I looked at my digital clock on the bedstand, which was just a mass of glowing red, owing to the fact that I didn’t have glasses on. I didn’t care enough to put them on. I figured it was probably three or so.

As I thought a little bit more about that dream, a few things became clearer. That shoebox with the bird... that had to have been Edgar. I hadn’t thought about it in a long time. I loved that bird. I don’t even know what kind it was. Maybe it was a finch or something.

I shook that memory out of my head, as it wasn’t one of the most pleasant days in my life. I was about to go back to sleep. I had just pulled the covers back over me.

Something slammed against my window. I cursed, loudly, and practically flew into a seated position. Flapping of wings, beating against the glass. A dim light of the moon cast rim lighting onto a darkish figure of what had to be a bird, freaking out at my window.

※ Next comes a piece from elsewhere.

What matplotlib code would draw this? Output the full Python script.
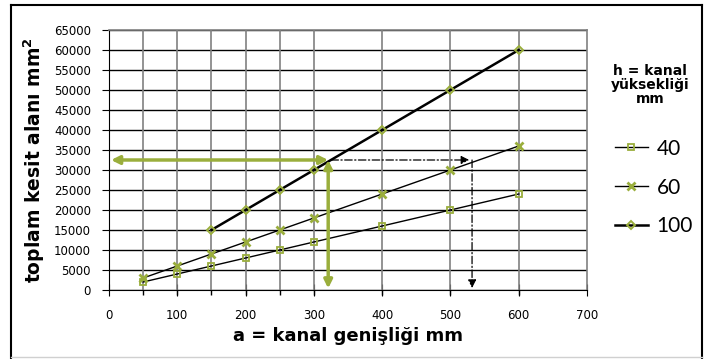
import matplotlib
matplotlib.use('Agg')
import matplotlib.pyplot as plt
from matplotlib.lines import Line2D

# genislik (a) degerleri ve kesit alanlari (a * h)
a_40 = [50, 100, 150, 200, 250, 300, 400, 500, 600]
alan_40 = [2000, 4000, 6000, 8000, 10000, 12000, 16000, 20000, 24000]
a_60 = [50, 100, 150, 200, 250, 300, 400, 500, 600]
alan_60 = [3000, 6000, 9000, 12000, 15000, 18000, 24000, 30000, 36000]
a_100 = [150, 200, 250, 300, 400, 500, 600]
alan_100 = [15000, 20000, 25000, 30000, 40000, 50000, 60000]
etiketler = ['40', '60', '100']

x_ticks = [0, 100, 200, 300, 400, 500, 600, 700]
y_ticks = list(range(0, 65001, 5000))
hedef_alan = 32500  # okunan ornek deger

yesil = '#9aae3c'
plt.rcParams['font.family'] = ['DejaVu Sans']

fig = plt.figure(figsize=(7.12, 3.59), dpi=100)
ax = fig.add_axes([109 / 712, 1 - 290 / 359, (587 - 109) / 712, 260 / 359])

# dikey izgara (veri noktalarinda)
ax.vlines(a_40, 0, 65000, color='#808080', lw=1.2, zorder=1)
ax.vlines(a_40, -1200, 0, color='black', lw=1, zorder=1, clip_on=False)

# cizgiler
ax.plot(a_40, alan_40, color='black', lw=1, marker='s', ms=5,
        mfc='none', mec=yesil, mew=1.3, label=etiketler[0], zorder=4)
ax.plot(a_60, alan_60, color='black', lw=1, marker='x', ms=6,
        mec=yesil, mew=2, label=etiketler[1], zorder=4)
ax.plot(a_100, alan_100, color='black', lw=1.8, marker='D', ms=4.5,
        mfc='none', mec=yesil, mew=1.4, label=etiketler[2], zorder=4)

# okuma oklari
a_kesisim = hedef_alan / 100
a_kesisim_60 = hedef_alan / 60
ax.annotate('', xy=(3, hedef_alan), xytext=(a_kesisim - 4, hedef_alan),
            arrowprops=dict(arrowstyle='<|-|>', color=yesil, lw=2.5,
                            mutation_scale=12, shrinkA=0, shrinkB=0), zorder=5)
ax.annotate('', xy=(a_kesisim - 4, 400), xytext=(a_kesisim - 4, hedef_alan),
            arrowprops=dict(arrowstyle='<|-|>', color=yesil, lw=2.5,
                            mutation_scale=12, shrinkA=0, shrinkB=0), zorder=5)
ax.annotate('', xy=(a_kesisim_60 - 14, hedef_alan), xytext=(a_kesisim, hedef_alan),
            arrowprops=dict(arrowstyle='-|>', color='black', lw=0.9, ls=(0, (6, 2, 1, 2)),
                            mutation_scale=12, shrinkA=0, shrinkB=0), zorder=5)
ax.annotate('', xy=(a_kesisim_60 - 10, 500), xytext=(a_kesisim_60 - 10, hedef_alan),
            arrowprops=dict(arrowstyle='-|>', color='black', lw=0.9, ls=(0, (6, 2, 1, 2)),
                            mutation_scale=12, shrinkA=0, shrinkB=0), zorder=5)

# eksenler ve izgara
ax.set_xlim(0, 700)
ax.set_ylim(0, 65000)
ax.set_xticks(x_ticks)
ax.set_yticks(y_ticks)
ax.grid(True, axis='y', which='major', color='black', lw=1)
ax.tick_params(axis='x', which='major', direction='inout', length=8, labelsize=8.5, pad=10)
ax.tick_params(axis='y', which='major', direction='out', length=5, labelsize=8.5, pad=8)
for s in ['top', 'right']:
    ax.spines[s].set_color('#808080')
    ax.spines[s].set_linewidth(1.2)
ax.set_axisbelow(True)

ax.set_xlabel('a = kanal genişliği mm', fontsize=13, fontweight='bold', labelpad=3)
ax.set_ylabel('toplam kesit alanı mm$^\\mathbf{2}$', fontsize=13.5, fontweight='bold', labelpad=5)

# lejant
fig.text(650 / 712, 1 - 85 / 359, 'h = kanal\nyüksekliği\nmm', ha='center', va='center',
         fontsize=10, fontweight='bold', linespacing=1.0)
leg = fig.legend(loc='upper left', bbox_to_anchor=(596 / 712, 1 - 120 / 359),
                 frameon=False, fontsize=15, handlelength=1.6, labelspacing=0.9,
                 handletextpad=0.4)
for t in leg.get_texts():
    t.set_family(['Lato', 'DejaVu Sans'])
    t.set_fontweight('normal')
    t.set_color('black')

# dis cerceve
fig.add_artist(Line2D([11 / 712, 11 / 712], [0, 1 - 4.5 / 359], color='black', lw=1.5))
fig.add_artist(Line2D([11 / 712, 702 / 712], [1 - 4.5 / 359, 1 - 4.5 / 359], color='black', lw=1.5))
fig.add_artist(Line2D([702 / 712, 702 / 712], [0, 1 - 4.5 / 359], color='black', lw=1.5))
fig.add_artist(Line2D([11 / 712, 702 / 712], [2 / 359, 2 / 359], color='#d0d0d0', lw=1))

fig.savefig('out.png', dpi=100)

Suddenly it started cawing. Like some kind of raven. I fell out of bed, scrambling to the opposite end of the room, somehow managing to grab my glasses off the nightstand and shove them onto my face. The bird just kept banging against the glass, glassy eyes staring straight into me.

It flew away. I don’t know why, or where, but it was gone. Not another sound. Just gone.

I stood still for a very long time, eyes for nothing but that window. I kept imagining things I could see in that window. I could be staring into that window, and slowly realize that someone was staring right back. But that was ridiculous. I was in an upper story room. To see a face in my second story window would be impossible. It’d be...

It’d be flippin’ scary, is what it would be.

As you might have noticed, I am pretty good at scaring myself. I’m not one who really likes to be scared, but my brain works just in a manner that I can imagine all circumstances. Possible, impossible, likely and unlikely, they come to me like a fat guy to a buffet. And when I’m scared, I have two different reactions.

The first is a technique most commonly employed by deer. “If I don’t move, it can’t possibly see me. Don’t move now. Eye contact is okay, it won’t notice because it can’t see me. Oh crap. Oh crap it sees me. What do I do, what do I do? I know, just stay still. If I don’t move it can’t possibly see me...” This technique can also be employed by covering oneself in blankets and staying as still as possible.

The second reaction to fear I have is slightly different. Its the “run like hell” tactic. In this maneuver, you run like hell.

This is most often used at my house. Our garage and our house is a good one hundred feet apart. Now, living in the country, it gets very dark. It is also public knowledge that not only do we have wild animals who enjoy mauling the unprepared, but also savage monsters of unknown origins.

Sometimes, I would find it necessary to make a late night trip to the garage. Perhaps to retrieve an icecream treat from our deep freezer. My walk over would generally be fine. But at times, I would stand at the garage door, frozen goodies in hand, and realize the high chance of my being torn limb from limb on my walk back over. So I would gather up by nerve, look around carefully into the lifeless dark, and run. Not a little jog. A dead run. Sometimes I might try to walk slowly to start off with. But I would always break into that run, imagining the massive monster close behind me, streatching out its clawed arms just as I reached the door and slammed it shut.

Only Emilie has seen me at this. Running from an unseen monster. Three weeks ago...

But back to the bird at the window.

As you may have noticed, at this particular point in my life, I opted for the first strategy. It seemed to work pretty well, because nothing further happened for a few minutes.

So I finally got up the nerve to approach the window.